Going Native: Saving nature one backyard at a time

Bringing Nature Home: Sustaining wildlife with Native Plants

There is plenty to be optimistic about in Douglas Tallamy’s book, Bringing Nature Home and it all begins with the importance of planting native plants, trees and shrubs in our gardens.

But finding this optimism is not easy.

For my extensive article on why using native plants in your garden is important, go here.

Tallamy tells the truth and it’s a truth that will make most gardeners very uncomfortable about what we’ve planted in the past and what is now happily growing in our gardens right now.

The must-have ornamentals, the pest-resistant perennials and the trees and shrubs we probably never suspected were problematic in the landscape are creating the conditions for the slow but steady decline not only of native plants but the entire ecosystem that depend on them for survival.

Scary stuff for sure, but critical reading for anyone who cares about the environment and what awaits future generations.
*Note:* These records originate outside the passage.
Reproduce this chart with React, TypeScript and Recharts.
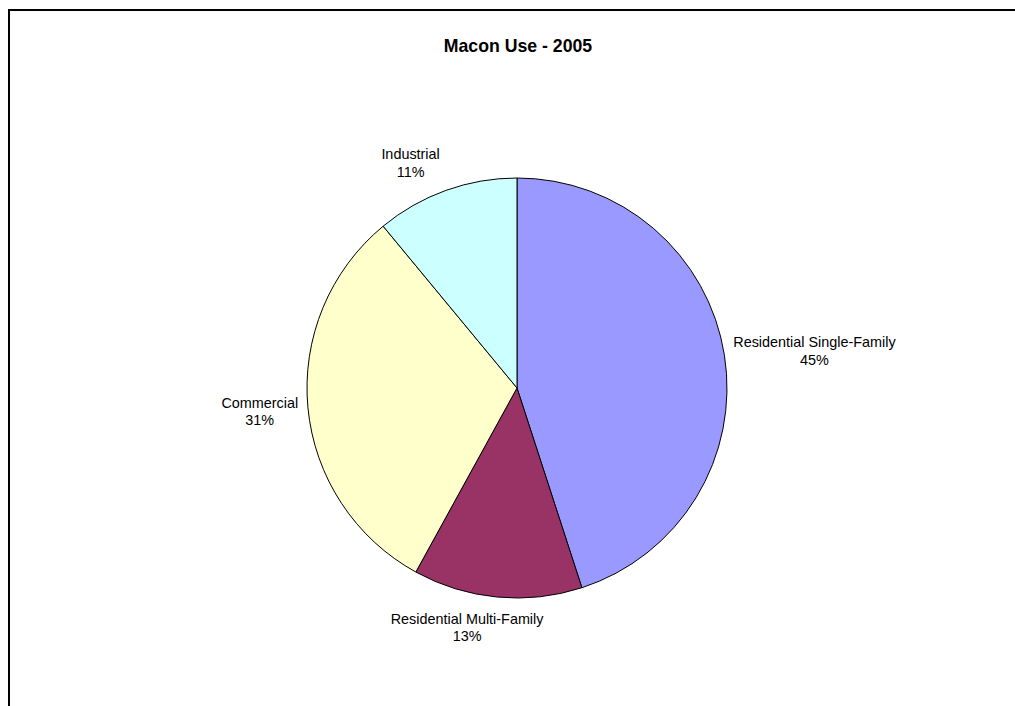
import { Cell, Pie, PieChart } from 'recharts';

const categories = [
  'Residential Single-Family',
  'Residential Multi-Family',
  'Commercial',
  'Industrial',
];
const shares = [45, 13, 31, 11];
const colors = ['#9999FF', '#993366', '#FFFFCC', '#CCFFFF'];
const title = 'Macon Use - 2005';

const FONT = "'Liberation Sans', Arial, sans-serif";
const LABEL_SIZE = 14.4;
const RAD = Math.PI / 180;

let ctx: CanvasRenderingContext2D | null = null;
function textWidth(s: string) {
  if (!ctx) ctx = document.createElement('canvas').getContext('2d');
  if (!ctx) return s.length * 7;
  ctx.font = `${LABEL_SIZE}px ${FONT}`;
  return ctx.measureText(s).width;
}

function renderLabel(props: any) {
  const { cx, cy, midAngle, outerRadius, name, percent } = props;
  const pct = `${Math.round(percent * 100)}%`;
  const c = Math.cos(midAngle * RAD);
  const s = Math.sin(midAngle * RAD);
  const w = Math.max(textWidth(name), textWidth(pct));
  const h = 40;
  // anchor just outside the rim, then shift the label box outward
  const r = outerRadius + 10;
  let x = cx + r * c + (w / 2) * c;
  const y = cy - r * s - (h / 2) * s;
  // labels near the top/bottom sit a bit further off the vertical axis (Excel style)
  if (Math.abs(s) > 0.9) x += Math.sign(c) * 22;
  return (
    <text x={x} y={y - 3} textAnchor="middle" fontFamily={FONT} fontSize={LABEL_SIZE} fill="#000">
      <tspan x={x}>{name}</tspan>
      <tspan x={x} dy={17.5}>{pct}</tspan>
    </text>
  );
}

export default function App() {
  const data = categories.map((name, i) => ({ name, value: shares[i] }));
  return (
    <div
      style={{
        position: 'fixed',
        left: 8,
        top: 9,
        width: 1007,
        height: 697,
        borderTop: '2px solid #000',
        borderLeft: '2px solid #000',
        boxSizing: 'border-box',
        background: '#fff',
        overflow: 'hidden',
      }}
    >
      <div
        style={{
          position: 'absolute',
          left: 358,
          top: 25,
          width: 300,
          textAlign: 'center',
          fontFamily: FONT,
          fontWeight: 'bold',
          fontSize: 17.7,
          lineHeight: '20px',
        }}
      >
        {title}
      </div>
      <PieChart width={1005} height={695} margin={{ top: 0, right: 0, bottom: 0, left: 0 }}>
        <Pie
          data={data}
          dataKey="value"
          nameKey="name"
          cx={507}
          cy={377}
          outerRadius={210}
          startAngle={90}
          endAngle={-270}
          stroke="#000"
          strokeWidth={1}
          label={renderLabel}
          labelLine={false}
          isAnimationActive={false}
        >
          {data.map((d, i) => (
            <Cell key={d.name} fill={colors[i]} />
          ))}
        </Pie>
      </PieChart>
    </div>
  );
}
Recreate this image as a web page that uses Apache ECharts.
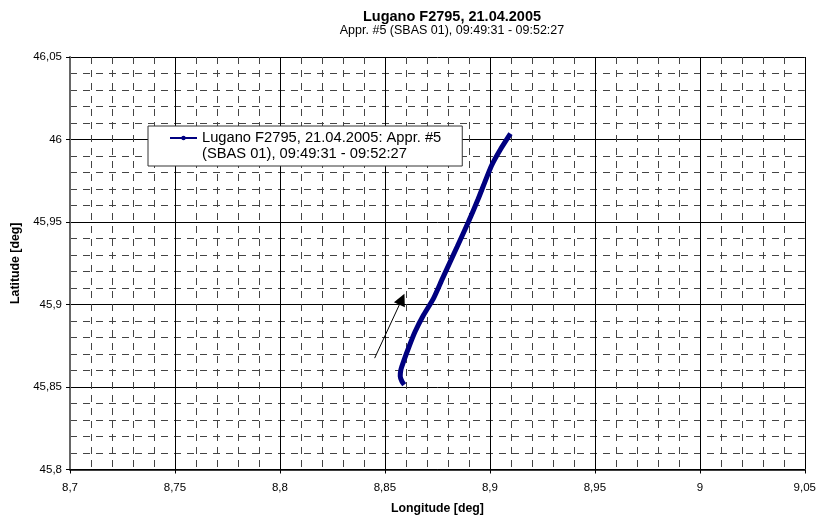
<!DOCTYPE html>
<html>
<head>
<meta charset="utf-8">
<script src="https://cdn.jsdelivr.net/npm/echarts@6/dist/echarts.min.js"></script>
<style>
html,body{margin:0;padding:0;background:#fff;}
#chart{width:819px;height:520px;}
</style>
</head>
<body>
<div id="chart"></div>
<script>
// Track points (longitude, latitude), from start (south) to end (north)
const longitudes = [8.8592, 8.8581, 8.8573, 8.8576, 8.8589, 8.8612, 8.8644, 8.8684, 8.8731, 8.8774, 8.8844, 8.8897, 8.8944, 8.9007, 8.9050, 8.9098];
const latitudes  = [45.8514, 45.8534, 45.8565, 45.8604, 45.8655, 45.8735, 45.8836, 45.8936, 45.9036, 45.9157, 45.9350, 45.9498, 45.9639, 45.9840, 45.9940, 46.0036];
const seriesName = 'Lugano F2795, 21.04.2005: Appr. #5\n(SBAS 01), 09:49:31 - 09:52:27';
const titleText = 'Lugano F2795, 21.04.2005';
const subtitleText = 'Appr. #5 (SBAS 01), 09:49:31 - 09:52:27';
const xAxisName = 'Longitude [deg]';
const yAxisName = 'Latitude [deg]';
// Direction arrow annotation (data coordinates)
const arrowStart = [8.8451, 45.8675];
const arrowEnd = [8.8581, 45.9032];

const points = longitudes.map((x, i) => [x, latitudes[i]]);
const fmt = v => String(+v.toFixed(4)).replace('.', ',');
const FONT = '"Liberation Sans", Arial, sans-serif';
// legend icon: line with small dot placed on the first text line of a two-line label
const legendIcon = 'path://M0,0 M27,32 M0,7 L27,7 L27,9 L0,9 Z M13.5,5.8 A2.2,2.2 0 1,1 13.5,10.2 A2.2,2.2 0 1,1 13.5,5.8 Z';

const chart = echarts.init(document.getElementById('chart'), null, {renderer: 'canvas'});
chart.setOption({
  animation: false,
  backgroundColor: '#ffffff',
  textStyle: {fontFamily: FONT},
  title: {
    text: titleText,
    subtext: subtitleText,
    left: 447,
    top: 4,
    textAlign: 'center',
    itemGap: 0,
    textStyle: {fontFamily: FONT, fontSize: 14.5, fontWeight: 'bold', color: '#000'},
    subtextStyle: {fontFamily: FONT, fontSize: 12.5, color: '#000'}
  },
  grid: {left: 70, right: 11, top: 57, bottom: 48, containLabel: false},
  legend: {
    left: 148,
    top: 126,
    orient: 'vertical',
    backgroundColor: '#ffffff',
    borderColor: '#333',
    borderWidth: 1,
    padding: [4, 21, 4, 22],
    itemWidth: 27,
    itemHeight: 32,
    itemGap: 0,
    icon: legendIcon,
    itemStyle: {color: '#000080', borderWidth: 0},
    textStyle: {fontFamily: FONT, fontSize: 14.7, color: '#000', lineHeight: 16},
    data: [seriesName]
  },
  xAxis: {
    type: 'value',
    min: 8.7, max: 9.05, interval: 0.05,
    name: xAxisName,
    nameLocation: 'middle',
    nameGap: 33.5,
    nameTextStyle: {fontFamily: FONT, fontSize: 12.3, fontWeight: 'bold', color: '#000'},
    axisLine: {show: true, onZero: false, lineStyle: {color: '#000', width: 1.5}},
    axisTick: {show: true, length: 4, inside: false, lineStyle: {color: '#000'}},
    axisLabel: {fontFamily: FONT, fontSize: 11.5, color: '#000', margin: 12, formatter: fmt},
    splitLine: {show: true, lineStyle: {color: '#000', width: 1}},
    minorTick: {show: false, splitNumber: 5},
    minorSplitLine: {show: true, lineStyle: {color: '#444', width: 1, type: [7, 6]}}
  },
  yAxis: {
    type: 'value',
    min: 45.8, max: 46.05, interval: 0.05,
    name: yAxisName,
    nameLocation: 'middle',
    nameGap: 48,
    nameTextStyle: {fontFamily: FONT, fontSize: 12.3, fontWeight: 'bold', color: '#000'},
    axisLine: {show: true, onZero: false, lineStyle: {color: '#666', width: 2}},
    axisTick: {show: true, length: 4, inside: false, lineStyle: {color: '#000'}},
    axisLabel: {fontFamily: FONT, fontSize: 11.5, color: '#000', margin: 8, formatter: fmt},
    splitLine: {show: true, lineStyle: {color: '#000', width: 1}},
    minorTick: {show: false, splitNumber: 5},
    minorSplitLine: {show: true, lineStyle: {color: '#444', width: 1, type: [7, 6]}}
  },
  series: [{
    name: seriesName,
    type: 'line',
    data: points,
    color: '#000080',
    symbol: 'circle',
    symbolSize: 3,
    showSymbol: false,
    smooth: 0.2,
    lineStyle: {color: '#000080', width: 5},
    itemStyle: {color: '#000080'},
    z: 5,
    markLine: {
      silent: true,
      symbol: ['none', 'triangle'],
      symbolSize: 12,
      label: {show: false},
      lineStyle: {color: '#000', width: 1, type: 'solid'},
      itemStyle: {color: '#000'},
      data: [[{coord: arrowStart, symbol: 'none'}, {coord: arrowEnd, symbol: 'triangle', symbolSize: 12}]]
    }
  }]
});
</script>
</body>
</html>
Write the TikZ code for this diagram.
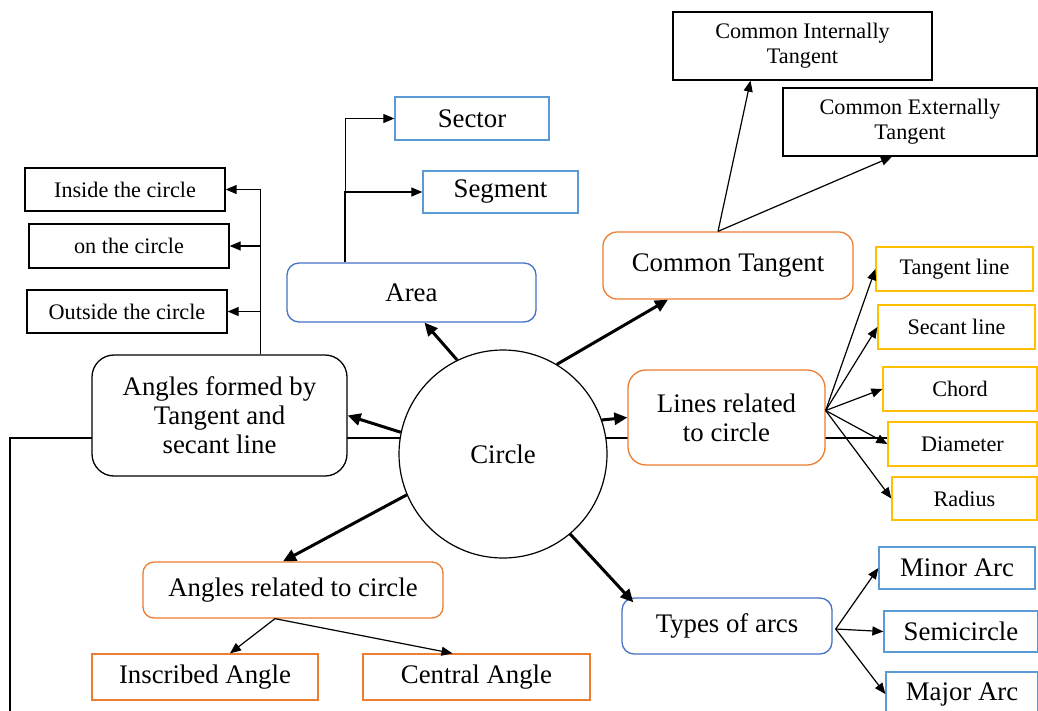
\documentclass[tikz,border=0pt]{standalone}
\usepackage{fontspec}
\setmainfont{Liberation Serif}
\usetikzlibrary{arrows.meta}
\definecolor{boxblue}{HTML}{4472C4}
\definecolor{lightblue}{HTML}{5B9BD5}
\definecolor{boxorange}{HTML}{ED7D31}
\definecolor{boxgold}{HTML}{FFC000}

\begin{document}
\begin{tikzpicture}[x=1pt, y=-1pt,
    sqbox/.style={draw, fill=white, line width=1.3pt, align=center, inner sep=0pt},
    big/.style={font=\fontsize{26.8}{29}\selectfont},
    small/.style={font=\fontsize{22.2}{25}\selectfont},
    thinarr/.style={line width=1.2pt, -{Triangle[length=11pt,width=9pt]}},
    thickarr/.style={line width=3pt, -{Triangle[length=13pt,width=12pt]}}]
  \useasboundingbox (0,0) rectangle (1038,710);

  % long rule that runs behind the boxes
  \coordinate (rulebot) at (10,712);
  \coordinate (ruleend) at (888,438);
  \draw[line width=1.2pt] (rulebot) |- (ruleend);

  % centre
  \node[circle, draw, fill=white, line width=1.2pt, minimum size=208pt, big] (circ) at (503,454) {Circle};

  % rounded boxes: name/x/y/width/height/radius/colour/text
  \foreach \nm/\cx/\cy/\w/\h/\rc/\col/\txt in {%
      area/411.5/292.5/249/59/12/boxblue/{Area},
      angform/219.5/415.5/255/121/22/black/{Angles formed by\\Tangent and\\secant line},
      angrel/293/590/300/56/11/boxorange/{Angles related to circle},
      comtan/728/265.5/250/67/14/boxorange/{Common Tangent},
      linesrel/726.5/417.5/197/95/18/boxorange/{Lines related\\to circle},
      arcs/727/626/210/56/12/boxblue/{Types of arcs}}
  {
    \node[sqbox, big, rounded corners=\rc pt, draw=\col, minimum width=\w pt, minimum height=\h pt] (\nm) at (\cx,\cy) {\txt};
  }

  % plain boxes, large text
  \foreach \nm/\cx/\cy/\w/\h/\col/\txt in {%
      sector/472/118.5/154/43/lightblue/{Sector},
      segment/500.5/192/155/42/lightblue/{Segment},
      inscr/205/677/226/46/boxorange/{Inscribed Angle},
      central/476.5/677/227/46/boxorange/{Central Angle},
      minor/957/568/156/42/lightblue/{Minor Arc},
      semi/961/631.5/154/41/lightblue/{Semicircle},
      major/962/694/152/44/lightblue/{Major Arc}}
  {
    \node[sqbox, big, draw=\col, minimum width=\w pt, minimum height=\h pt] (\nm) at (\cx,\cy) {\txt};
  }

  % plain boxes, small text
  \foreach \nm/\cx/\cy/\w/\h/\col/\txt in {%
      inside/125/189.5/200/43/black/{Inside the circle},
      oncirc/129/246/200/44/black/{on the circle},
      outside/127/311.5/200/43/black/{Outside the circle},
      cint/802.5/46/259/68/black/{Common Internally\\Tangent},
      cext/910/122/254/68/black/{Common Externally\\Tangent},
      tanline/954.5/269/157/44/boxgold/{Tangent line},
      secline/956.5/327/157/44/boxgold/{Secant line},
      chord/960/389/154/44/boxgold/{Chord},
      diam/962.5/444/149/44/boxgold/{Diameter},
      radius/964.5/498.5/145/43/boxgold/{Radius}}
  {
    \node[sqbox, small, draw=\col, minimum width=\w pt, minimum height=\h pt] (\nm) at (\cx,\cy) {\txt};
  }

  % thin connectors to the sub-topics
  \draw[thinarr] ([xshift=59pt]area.north west) |- (sector.west);
  \draw[thinarr] ([xshift=58pt]area.north west) |- (segment.west);
  \foreach \t in {inside,oncirc,outside}
    \draw[thinarr] ([xshift=169pt]angform.north west) |- (\t.east);
  \draw[thinarr] ([xshift=-18pt]angrel.south) -- ([xshift=25pt]inscr.north);
  \draw[thinarr] ([xshift=-18pt]angrel.south) -- ([xshift=-24pt]central.north);
  \draw[thinarr] ([xshift=-10pt]comtan.north) -- ([xshift=-52pt]cint.south);
  \draw[thinarr] ([xshift=-10pt]comtan.north) -- ([xshift=-18pt]cext.south);
  \foreach \t in {tanline,secline,chord,diam,radius}
    \draw[thinarr] ([yshift=7pt]linesrel.east) -- (\t.west);
  \foreach \t in {minor,semi,major}
    \draw[thinarr] ([xshift=3pt,yshift=-3pt]arcs.east) -- (\t.west);

  % thick arrows out of the circle
  \draw[thickarr] (circ.116) -- ([xshift=13pt]area.south);
  \draw[thickarr] (circ.59) -- ([xshift=-60pt]comtan.south);
  \draw[thickarr] (circ.168) -- (angform.east);
  \draw[thickarr] (circ.19) -- (linesrel.west);
  \draw[thickarr] (circ.203) -- ([xshift=-10pt]angrel.north);
  \draw[thickarr] (circ.-50) -- ([xshift=12pt,yshift=-5pt]arcs.north west);
\end{tikzpicture}
\end{document}
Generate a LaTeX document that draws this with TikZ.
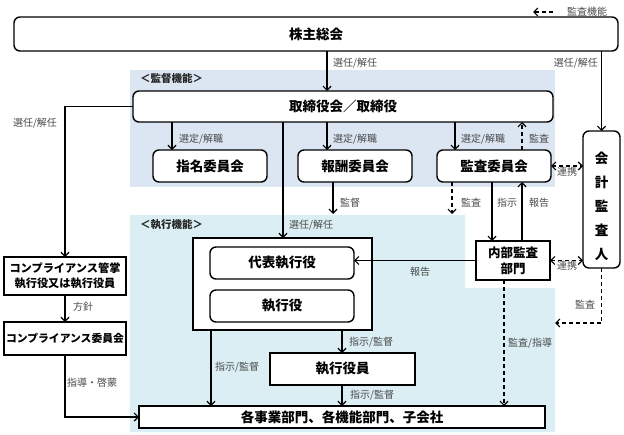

Remember, I said there’s lots to be optimistic about in the book. It’s important to note that the its full title is “Bringing Nature Home. How You Can Sustain Wildlife with Native Plants.” The book proves to be a rich resource for combating the incredible damage we have inflicted on our land and the wilder places that surround us.

Douglas Tallamy strikes the perfect compromise between fear and optimism in “Bringing Nature Home: How You Can Sustain Wildlife with Native Plants. It’s a must read for anyone who cares about the future of our environment at both a global and local …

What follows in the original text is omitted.